SCUP

 

Melody Rose

Melody Rose

Chancellor
Nevada System of Higher Education

Melody Rose has a distinguished 25-year career in higher education. The first in her family to achieve a college degree, Rose is passionate about improving educational access for all, identifying cutting-edge innovations, and driving data-driven, student-focused change. She is currently the owner and principal of Rose Strategies, LLC. There she provides consulting services to universities, focusing on revenue development, strategic communications, sound governance, and organizational development. Before forming her firm, Rose was a higher education leader in Oregon for more than two decades, serving the Oregon University System for 19 years, culminating in her position as chancellor, and then serving as president of a small Catholic liberal arts university.

Rose started her career as a faculty member at Portland State University (PSU) in 1995, rising from fixed-term instructor to Professor and Chair of the Division of Political Science. She founded and directed PSU’s Center for Women’s Leadership, changing the face of Oregon’s public service sector. She also served as Special Assistant to the PSU President working on university restructuring before being selected as PSU’s Vice Provost for Academic Programs and Instruction and Dean of Undergraduate Studies. In that role, she advanced the university’s position in online educational programs through the creation of the PSU Center for Online Learning.

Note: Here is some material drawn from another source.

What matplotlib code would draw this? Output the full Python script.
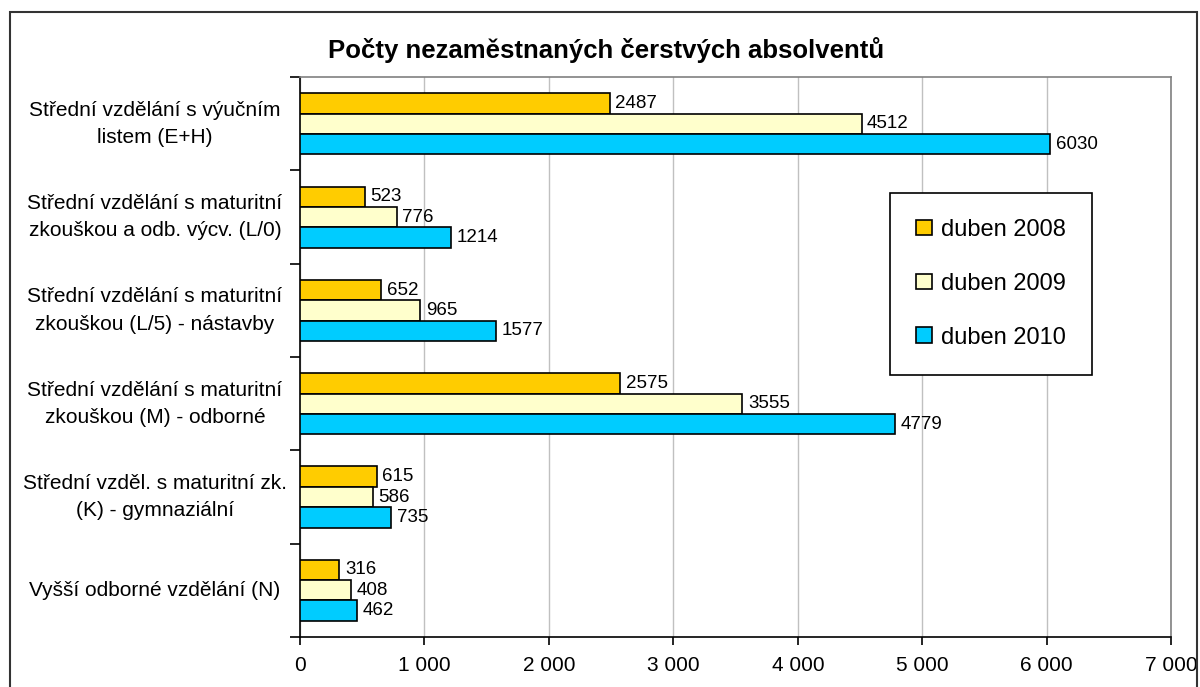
import matplotlib
matplotlib.use("Agg")
import matplotlib.pyplot as plt
import numpy as np
from matplotlib.ticker import FuncFormatter, FixedLocator
from matplotlib.patches import Rectangle
from matplotlib.transforms import blended_transform_factory

# data
categories = [
    "Střední vzdělání s výučním\nlistem (E+H)",
    "Střední vzdělání s maturitní\nzkouškou a odb. výcv. (L/0)",
    "Střední vzdělání s maturitní\nzkouškou (L/5) - nástavby",
    "Střední vzdělání s maturitní\nzkouškou (M) - odborné",
    "Střední vzděl. s maturitní zk.\n(K) - gymnaziální",
    "Vyšší odborné vzdělání (N)",
]
series_names = ["duben 2008", "duben 2009", "duben 2010"]
duben_2008 = [2487, 523, 652, 2575, 615, 316]
duben_2009 = [4512, 776, 965, 3555, 586, 408]
duben_2010 = [6030, 1214, 1577, 4779, 735, 462]
colors = ["#FFCC00", "#FFFFCC", "#00CCFF"]
title = "Počty nezaměstnaných čerstvých absolventů"

plt.rcParams["font.family"] = ["Liberation Sans", "DejaVu Sans"]

fig = plt.figure(figsize=(12, 6.87), dpi=100)
ax = fig.add_axes([0.25, 0.0728, 0.726, 0.815])

y = np.arange(len(categories))
h = 0.218
for i, (vals, name, col) in enumerate(zip([duben_2008, duben_2009, duben_2010], series_names, colors)):
    bars = ax.barh(y + (i - 1) * h, vals, height=h, color=col, edgecolor="black",
                   linewidth=1.2, label=name, zorder=3)
    ax.bar_label(bars, labels=[str(v) for v in vals], padding=4, fontsize=13.5)

ax.set_xlim(0, 7000)
ax.set_ylim(len(categories) - 0.5, -0.5)
ax.set_xticks(np.arange(0, 7001, 1000))
ax.xaxis.set_major_formatter(FuncFormatter(lambda v, p: f"{int(v):,}".replace(",", " ")))
ax.tick_params(axis="x", labelsize=15, length=6, width=1.2, pad=8, direction="out")
ax.xaxis.grid(True, color="#C0C0C0", linewidth=1, zorder=0)

ax.set_yticks([])
ax.yaxis.set_minor_locator(FixedLocator(np.arange(-0.5, len(categories), 1)))
ax.tick_params(axis="y", which="minor", length=7, width=1.2, direction="out")

for s in ["top", "right"]:
    ax.spines[s].set_color("#808080")
    ax.spines[s].set_linewidth(1.2)
for s in ["left", "bottom"]:
    ax.spines[s].set_color("black")
    ax.spines[s].set_linewidth(1.2)

tr = blended_transform_factory(fig.transFigure, ax.transData)
for yi, cat in zip(y, categories):
    ax.text(155 / 1200, yi, cat, transform=tr, ha="center", va="center",
            multialignment="center", fontsize=15, linespacing=1.55)

fig.text(0.505, 0.927, title, ha="center", va="center", fontsize=18.5, fontweight="bold")

leg = ax.legend(loc="center", bbox_to_anchor=(0.826, 0.587), bbox_transform=fig.transFigure,
                fontsize=17, frameon=True, fancybox=False, edgecolor="black",
                handlelength=0.65, handleheight=0.65, handletextpad=0.4,
                labelspacing=1.35, borderpad=1.1)
leg.get_frame().set_linewidth(1.2)
leg.get_frame().set_alpha(1)

fig.patches.append(Rectangle((10 / 1200, -0.02), 1187 / 1200, 0.02 + 1 - 12 / 687,
                             transform=fig.transFigure, fill=False,
                             edgecolor="#333333", linewidth=1.5))

fig.savefig("out.png", dpi=100)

In 2012, she was named Vice Chancellor for Academic Strategies of the Oregon University System, the chief academic officer for the state’s seven public universities. During her brief service in this role, Rose worked to improve transfer pathways for community college students as the Primary Investigator on a Lumina Foundation-funded grant and helped to expand the System’s online learning inventory through an innovative agreement with the Western Interstate Commission for Higher Education (WICHE).

Shortly after becoming vice chancellor, the State Board of Higher Education selected Rose as Chancellor, the university system’s chief executive officer. As Chancellor, she held tuition down, secured expanded funding for the seven public universities, and supported reorganizations at the rural campuses ensuring their sustainability. She also managed an historic shift in Oregon’s higher education system that moved statewide responsibilities to a new organizational structure.

After leaving the Oregon University System, Rose was asked to lead one of the oldest degree-granting institutions in Oregon,Marylhurst University, the first liberal arts college for women in the Northwest. The venerable university had lost nearly onethird of its student body and needed turn-around expertise. Drawn by Marylhurst’s history and mission, Rose worked closely with the university’s board, rebranded the institution, shored up its failing systems, and charted a strategic course that produced significant progress. Despite the improvements, Marylhurst faced the same daunting challenges that today are overwhelming many other small, private liberal arts colleges and universities. In 2018, she recommended to the board that the university close its doors while the university still had sufficient resources to smoothly transition students and faculty to safer ground. Rose remained to help the board wind down operations, maintaining accreditation and clean audits, graduating or transferring 92 percent of students, providing severance for employees, and leaving the religious community that owned the campus free of debt, enabling them to repurpose the land for affordable housing.

Rose is also an active member of her community, serving on multiple boards and commissions, including the Governor’s Task Force on University Campus Safety and the Portland City Club. She currently serves on the Habitat for Humanity Portland-Metro East Board and is the Membership Chair and President-Elect of the International Women’s Forum – Oregon. Her work has been honored with numerous awards, including the 2018 Girl Scouts Women of Distinction Award for “courageous leadership.”

Melody received her Bachelor of Arts degree in Politics from the University of California at Santa Cruz with Honors and Phi Beta Kappa distinctions. She earned a Master in Public Administration, Master in Government, and Ph.D. in Government from Cornell University.